Bankia, which is Spain’s fourth-largest bank, was part-nationalized two weeks ago because of its problems with bad property debt.
Any extra government money would be on top of the 4.5 billion Euros in state loans that the government converted into shares in the group in the part-nationalization process.
Shares in Bankia’s parent company Banco Financiero y de Ahorros (BFA) have also been suspended.
Bankia had to reassure its savers last week that their money was safe after a Spanish newspaper reported a run on the bank.
Bankia was created in 2010 from the merger of seven struggling regional savings banks.

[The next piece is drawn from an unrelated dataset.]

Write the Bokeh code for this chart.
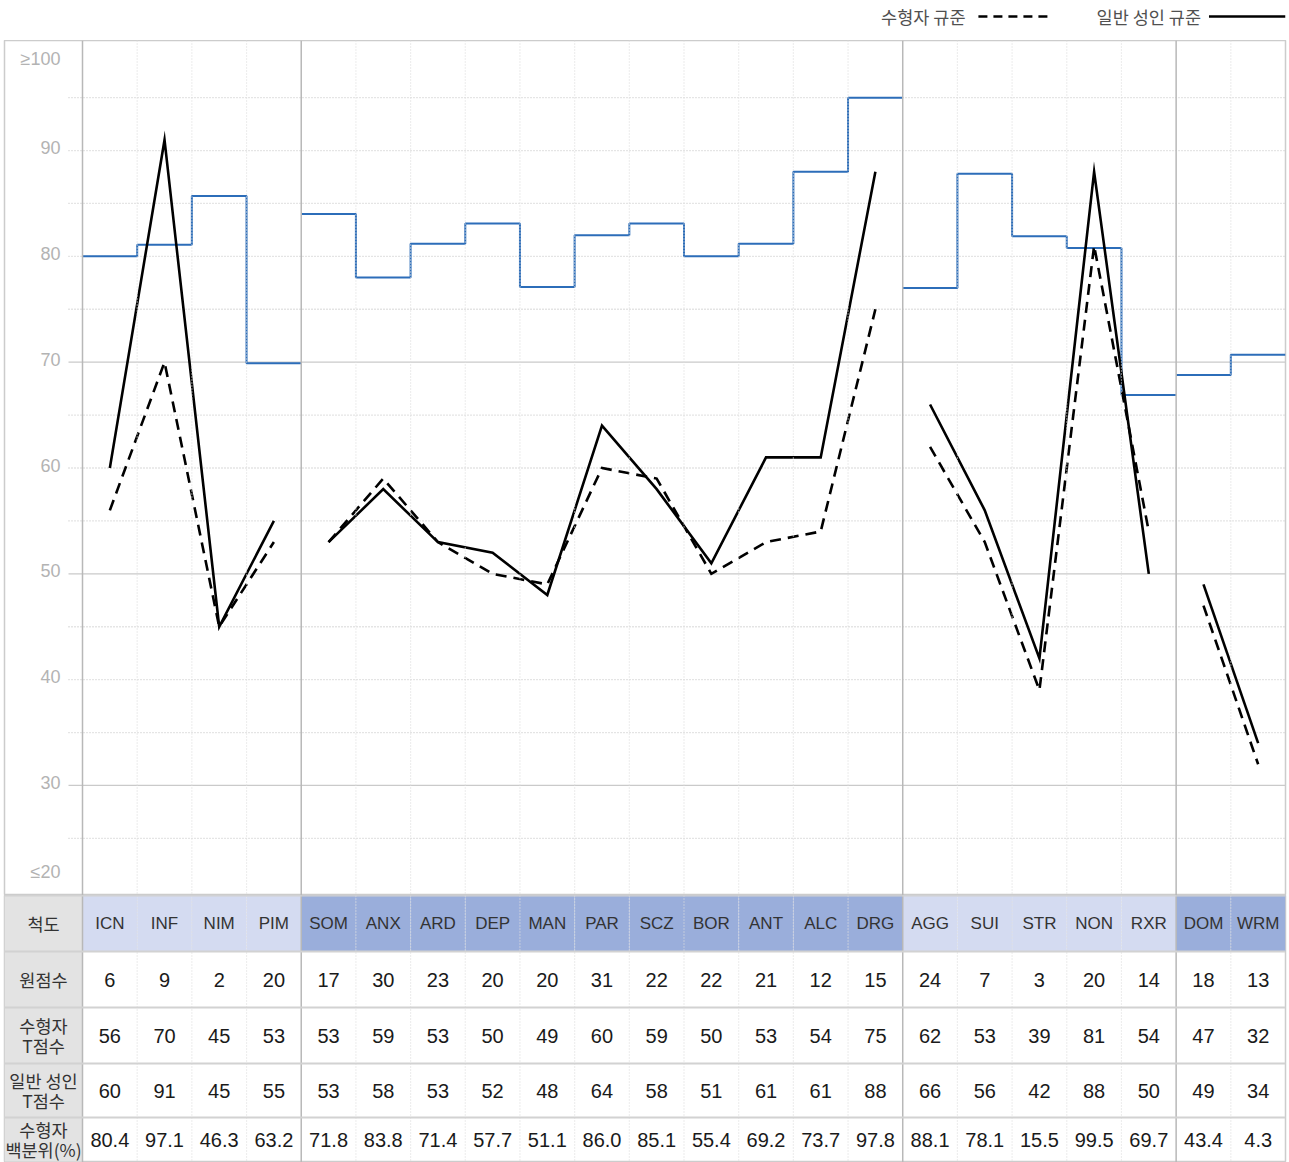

It holds 32 billion Euros in distressed property assets.
Spain’s economy minister Luis de Guindos said on Wednesday that the government would pump at least 9 billion Euros into Bankia but that more would be available if it was needed.
There have been four attempts by Spanish governments to shore up the banking system since the global banking crisis of 2008.
As part of the latest plan, lenders are having to make 30 billion Euros of extra provisions to cover potential losses on property loans, which comes on top of 54 billion Euros they were ordered to set aside in February.
The health of Spain’s banking system is key to whether the country eventually needs to seek a bailout itself from the eurozone and the International Monetary Fund.
But Professor Santiago Carbo Valverde of the University of Grenada, said he thinks Spain’s other large banks are not in as difficult a situation as Bankia.
“Bankia has huge exposure to real estate and bad loans, much larger than other banks.
“Other banks may have trouble as the government is demanding more capital, but I don’t think we will have another big case like Bankia.
“The three largest ones are in better shape as they have lower exposure to bad loans and they are more internationally diversified.”
Spain’s credit rating was downgraded by Standard & Poor’s last month on the basis that it would probably have to take on more debt to support its banks.
Its shares fell 7.4% on Thursday to close at 1.57 Euros, which is 58% down from their listing price in July 2011.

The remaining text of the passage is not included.